Distributed generation pricing
Pursuant to Michigan’s 2016 energy law, the MPSC approved new distributed generation tariffs in May 2019 for customers of DTE Electric and Upper Peninsula Power Co. with on-site renewable energy systems such as solar panels. Customers will receive full energy and capacity payments for any excess generation supplied to the utility. Adoption of distributed generation in Michigan continues to grow, and the number of installations producing power increased by nearly 5% in 2018, according to the MPSC.
MI Power Grid
The MPSC in October launched MI Power Grid, a new multiyear initiative to guide Michigan residents and businesses through the energy industry’s rapid transition to clean energy.
MI Power Grid’s three areas of emphasis are customer engagement, integrating emerging technologies, and optimizing grid performance and investments. The MPSC believes a modernized electric grid will help improve reliability and encourage adoption of new technologies, like electric vehicles, electricity storage, smart sensors and controls.

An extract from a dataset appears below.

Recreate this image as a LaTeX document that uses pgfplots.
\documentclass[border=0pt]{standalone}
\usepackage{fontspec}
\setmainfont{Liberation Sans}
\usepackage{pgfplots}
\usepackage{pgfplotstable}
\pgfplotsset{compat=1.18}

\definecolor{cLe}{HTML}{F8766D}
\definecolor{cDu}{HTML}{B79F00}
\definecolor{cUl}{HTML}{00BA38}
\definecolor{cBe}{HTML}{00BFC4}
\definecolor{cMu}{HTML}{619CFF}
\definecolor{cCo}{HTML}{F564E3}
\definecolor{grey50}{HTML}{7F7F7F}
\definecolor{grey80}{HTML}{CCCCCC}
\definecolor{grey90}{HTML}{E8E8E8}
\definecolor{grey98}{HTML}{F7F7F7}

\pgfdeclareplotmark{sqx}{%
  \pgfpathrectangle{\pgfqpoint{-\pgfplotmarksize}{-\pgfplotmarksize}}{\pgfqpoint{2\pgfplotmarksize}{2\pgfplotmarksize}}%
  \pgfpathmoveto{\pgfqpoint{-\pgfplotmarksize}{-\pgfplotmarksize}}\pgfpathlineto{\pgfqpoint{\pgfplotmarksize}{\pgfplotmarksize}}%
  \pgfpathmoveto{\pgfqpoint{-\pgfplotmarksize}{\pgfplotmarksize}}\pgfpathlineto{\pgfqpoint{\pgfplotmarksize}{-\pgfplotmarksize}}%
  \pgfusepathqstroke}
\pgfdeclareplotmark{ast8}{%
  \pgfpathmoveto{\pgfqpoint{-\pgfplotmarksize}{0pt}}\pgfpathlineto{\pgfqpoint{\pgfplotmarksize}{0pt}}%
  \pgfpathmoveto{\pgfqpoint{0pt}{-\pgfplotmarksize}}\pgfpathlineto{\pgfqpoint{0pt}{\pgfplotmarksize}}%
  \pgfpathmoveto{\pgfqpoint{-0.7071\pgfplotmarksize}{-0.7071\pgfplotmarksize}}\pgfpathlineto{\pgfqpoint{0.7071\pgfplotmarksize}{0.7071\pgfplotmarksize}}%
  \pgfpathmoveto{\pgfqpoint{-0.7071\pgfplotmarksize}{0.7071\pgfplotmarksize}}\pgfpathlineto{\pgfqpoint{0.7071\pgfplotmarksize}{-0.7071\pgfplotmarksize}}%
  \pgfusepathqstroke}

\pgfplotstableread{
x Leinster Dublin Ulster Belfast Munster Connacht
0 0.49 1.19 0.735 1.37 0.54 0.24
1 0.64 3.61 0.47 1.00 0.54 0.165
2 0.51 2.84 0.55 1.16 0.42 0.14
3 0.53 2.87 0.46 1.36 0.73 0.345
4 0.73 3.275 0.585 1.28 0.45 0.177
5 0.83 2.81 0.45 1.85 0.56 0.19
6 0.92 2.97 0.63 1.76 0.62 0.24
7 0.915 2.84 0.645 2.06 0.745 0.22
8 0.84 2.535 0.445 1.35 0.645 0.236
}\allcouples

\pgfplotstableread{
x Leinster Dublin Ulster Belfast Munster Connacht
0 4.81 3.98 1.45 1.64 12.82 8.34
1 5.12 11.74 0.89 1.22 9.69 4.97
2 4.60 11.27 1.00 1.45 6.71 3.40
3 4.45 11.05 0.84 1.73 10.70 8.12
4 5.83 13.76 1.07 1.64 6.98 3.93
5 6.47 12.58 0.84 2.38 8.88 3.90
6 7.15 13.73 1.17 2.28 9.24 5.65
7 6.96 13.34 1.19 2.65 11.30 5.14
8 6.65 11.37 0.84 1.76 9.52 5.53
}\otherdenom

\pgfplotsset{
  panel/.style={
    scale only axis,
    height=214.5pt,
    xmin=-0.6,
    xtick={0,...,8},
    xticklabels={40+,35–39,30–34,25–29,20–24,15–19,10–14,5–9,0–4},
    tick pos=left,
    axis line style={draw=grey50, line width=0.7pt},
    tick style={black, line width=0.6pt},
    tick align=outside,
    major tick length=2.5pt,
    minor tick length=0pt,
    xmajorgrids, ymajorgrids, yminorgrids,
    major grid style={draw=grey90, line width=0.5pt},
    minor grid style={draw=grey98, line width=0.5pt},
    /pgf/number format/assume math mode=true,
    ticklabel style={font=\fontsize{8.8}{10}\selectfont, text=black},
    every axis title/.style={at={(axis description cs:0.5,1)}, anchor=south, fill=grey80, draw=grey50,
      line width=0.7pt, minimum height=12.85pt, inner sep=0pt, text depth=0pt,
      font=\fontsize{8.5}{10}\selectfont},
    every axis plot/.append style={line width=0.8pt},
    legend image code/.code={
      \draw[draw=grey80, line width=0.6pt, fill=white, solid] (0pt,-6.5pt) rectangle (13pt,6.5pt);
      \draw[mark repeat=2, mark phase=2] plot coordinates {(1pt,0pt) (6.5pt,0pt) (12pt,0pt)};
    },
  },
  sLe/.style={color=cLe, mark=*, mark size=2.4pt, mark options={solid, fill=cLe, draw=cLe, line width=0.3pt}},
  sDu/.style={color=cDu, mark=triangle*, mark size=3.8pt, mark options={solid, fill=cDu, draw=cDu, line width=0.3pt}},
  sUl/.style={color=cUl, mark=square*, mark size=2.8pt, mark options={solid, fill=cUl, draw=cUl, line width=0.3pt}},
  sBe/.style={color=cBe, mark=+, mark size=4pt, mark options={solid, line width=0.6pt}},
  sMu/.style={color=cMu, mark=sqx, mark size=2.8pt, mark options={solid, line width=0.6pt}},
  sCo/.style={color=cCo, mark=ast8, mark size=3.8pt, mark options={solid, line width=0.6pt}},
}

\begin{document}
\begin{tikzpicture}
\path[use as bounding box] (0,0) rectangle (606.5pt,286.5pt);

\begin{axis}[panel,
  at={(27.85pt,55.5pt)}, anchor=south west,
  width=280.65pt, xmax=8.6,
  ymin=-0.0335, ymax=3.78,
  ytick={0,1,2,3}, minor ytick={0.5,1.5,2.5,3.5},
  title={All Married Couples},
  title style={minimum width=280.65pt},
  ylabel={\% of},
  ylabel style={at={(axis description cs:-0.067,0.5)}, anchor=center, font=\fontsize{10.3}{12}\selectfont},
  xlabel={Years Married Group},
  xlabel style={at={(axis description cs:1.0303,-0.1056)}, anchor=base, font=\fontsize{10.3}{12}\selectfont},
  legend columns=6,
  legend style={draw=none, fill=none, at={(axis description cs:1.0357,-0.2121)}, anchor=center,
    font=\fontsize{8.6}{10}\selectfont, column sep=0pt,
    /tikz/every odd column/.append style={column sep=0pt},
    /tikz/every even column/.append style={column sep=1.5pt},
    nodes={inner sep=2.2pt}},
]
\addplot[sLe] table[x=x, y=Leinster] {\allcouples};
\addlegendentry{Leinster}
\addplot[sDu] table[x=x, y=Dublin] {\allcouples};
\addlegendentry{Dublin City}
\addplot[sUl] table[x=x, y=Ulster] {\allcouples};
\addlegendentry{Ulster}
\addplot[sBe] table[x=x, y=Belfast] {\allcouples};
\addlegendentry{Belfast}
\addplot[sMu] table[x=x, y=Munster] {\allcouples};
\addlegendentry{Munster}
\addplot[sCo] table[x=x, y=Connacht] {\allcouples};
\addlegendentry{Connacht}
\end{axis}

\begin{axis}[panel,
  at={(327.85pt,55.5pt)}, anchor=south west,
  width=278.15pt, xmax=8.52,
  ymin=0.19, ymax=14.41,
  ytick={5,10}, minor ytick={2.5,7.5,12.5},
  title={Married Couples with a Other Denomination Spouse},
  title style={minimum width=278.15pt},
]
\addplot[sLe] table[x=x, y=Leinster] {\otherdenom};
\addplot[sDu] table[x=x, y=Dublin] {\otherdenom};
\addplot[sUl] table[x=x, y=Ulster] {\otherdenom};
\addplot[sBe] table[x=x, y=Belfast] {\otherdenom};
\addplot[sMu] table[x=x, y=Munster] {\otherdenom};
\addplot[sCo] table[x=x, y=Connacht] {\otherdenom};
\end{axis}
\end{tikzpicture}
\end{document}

The MPSC concluded its work in fall 2019 to ensure that $4.1 billion in tax cuts for the state’s utilities through the federal 2017 federal tax overhaul were returned to ratepayers through monthly bill credits or longer-term adjustments to rates.
“When the tax cuts and jobs act was passed in 2017, that had a huge impact on utilities,” Scripps said. “Ultimately, we made the decision to say those savings are customer savings, and they need to be returned to customers.”
Infrastructure and oversight
The MPSC’s Gas Operations Section launched a new database system to track inspections of gas pipeline companies, investigation of incidents and damage prevention enforcement activities. Staff investigated issues related to utility companies being late to mark thousands of excavation notifications. Gas safety staff continued to support and monitor pipeline infrastructure replacement, which resulted in the elimination of more than 275 miles of high-risk distribution mains in 2019.
Electric vehicle pilots
Consumers Energy and DTE Electric launched electric vehicle pilot programs approved by the MPSC aimed at removing barriers to EV adoption and effective planning of EV charging infrastructure. The experimental programs will test technology innovations, rate design, customer response and other factors. Pilot program data and lessons learned will help utilities and the commission to make more informed decisions over the long term.
Scripps joined the commission in February, Commissioner Norm Saari ended his term in August and Commissioner Tremaine Phillips came aboard in September.
The Energy Security section was transferred to the MPSC. The commission hired a new public information officer and a new executive secretary. It also created a new communications section to increase transparency and public outreach and education, including a new website and expanded social media presence.